Same old story in Nevada education

Patrick Gibbons

Cornelius Vanderbilt sold passages across the Atlantic on steamers for as little as $30 a ticket. Andrew Carnegie's steel company became so efficient it forced the world price for steel down from $56 per ton to just $11.50 in less than 30 years. John D. Rockefeller's Standard Oil, by 1890, was selling oil for just eight cents a gallon.

These entrepreneurs ran their businesses efficiently and made their profits massive by simply giving customers what customers wanted — at better rates than did the competition. Today they are vilified as robber barons, as many people focus on tales of good or bad intentions, rather than actual good results.

As for "good intentions," let's ponder them for a moment. There are few examples where the professed intentions are better than in the case of modern public education — which, of course, regularly produces atrocious results.

This school year Nevada will spend about $5 billion providing ineffective and uncompetitive education. According to the National Center for Education Statistics, Nevada's graduation rate is 56 percent — the lowest in the nation — while the drop-out rate is nearly double the national average. According to the National Assessment of Educational Progress (NAEP), Nevada ranks in the bottom 10 states for math and reading scores. NAEP scores also expose a large achievement gap between whites and minorities.

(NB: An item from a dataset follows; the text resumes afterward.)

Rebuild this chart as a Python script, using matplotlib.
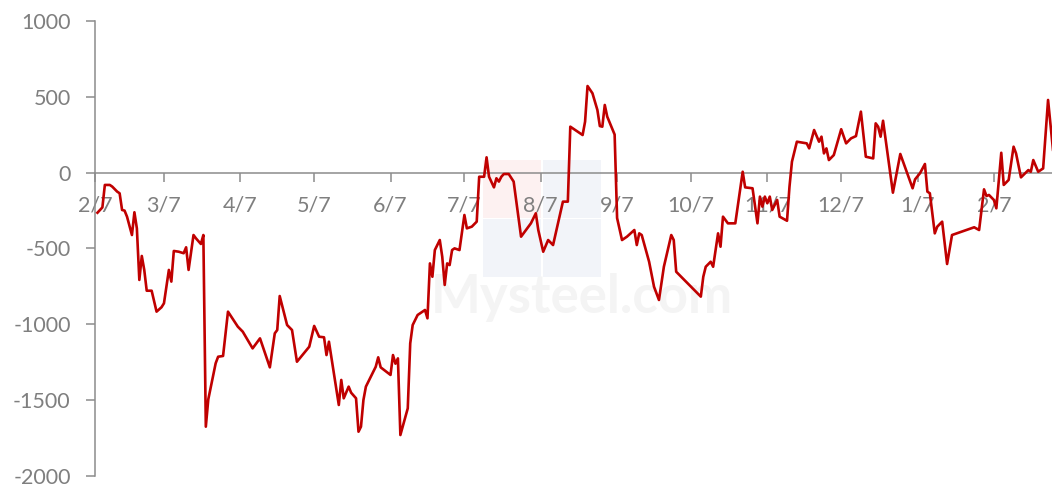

Even Nevada's college-bound seniors perform below the national average on the SAT college-entrance exam. Poor K-12 education leaves numerous students unprepared for college, contributing to the embarrassingly poor four-year graduation rates of 11 percent at the University of Nevada, Las Vegas and 15 percent at the University of Nevada, Reno.

Despite these realities, Nevada lawmakers passed no serious reforms during this year's legislative session. Instead, they increased funding for the Distributive School Account by $336 million, with $6.7 million to supplement early-childhood education and $290 million to fund classroom-size reduction.

These programs benefit the unions and adult workers, but not the students. Research shows that gains from pre-K and other early-childhood-education programs disappear before middle school. What does have a powerful impact on student achievement, research proves, are highly effective teachers — an effect that is 10 to 20 times greater than that of small classroom sizes.

Yet, again, state legislators made no effort at all to identify, attract or reward high-quality teachers. Nevada still has no real alternative teacher-certification program, no merit pay to reward good teachers, and union contracts still make it nearly impossible to fire bad teachers. Worst of all, state law prohibits teacher evaluations based on student achievement.

Nevada easily could do much, much better. Charter schools as well as tax credits for businesses that fund educational scholarships can provide equal or better education at lower cost. The Washington, D.C. voucher program produced significant reading gains for students, while costing just $7,500 per pupil in a district that currently spends more than $24,000 on each student. Florida's corporate tuition tax-credit program provides 23,000 low-income students with scholarships of up to $3,950 — far below state per-pupil spending. Not only do these programs save substantial amounts of money, they are effective and popular with parents and students.

Some people, however, see public schools primarily as job centers for adults, rather than sites for genuine education of children. Not surprisingly, bills proposing special-needs vouchers, tuition tax credits and corporate tuition scholarships for Nevada children didn't even get second looks in committee.

The factors that bring success in the private sector — innovation, entrepreneurial spirit, competition and reward for merit — are often quietly vilified in public education. However, signs that this may change are beginning to emerge.

The Obama administration is encouraging states to lift restrictions on charter schools, to embrace merit pay and to use student data to evaluate teacher performance. The Clark County School District is experimenting with empowerment schools, which offer local principals and teachers greater autonomy over their classrooms and budgets — an important departure from the status quo, under which central-office bureaucrats ration teachers, textbooks and supplies as they see fit.

Empirical evidence supporting these education reforms is mounting, and the consensus — among minorities and other Democratic Party constituencies — is that vouchers, tax credits and other reforms work.

Will the state of Nevada at last make changes in 2011?

Only if Nevada parents and business people mobilize and make it do so.

Patrick R. Gibbons is an education policy analyst at the Nevada Policy Research Institute.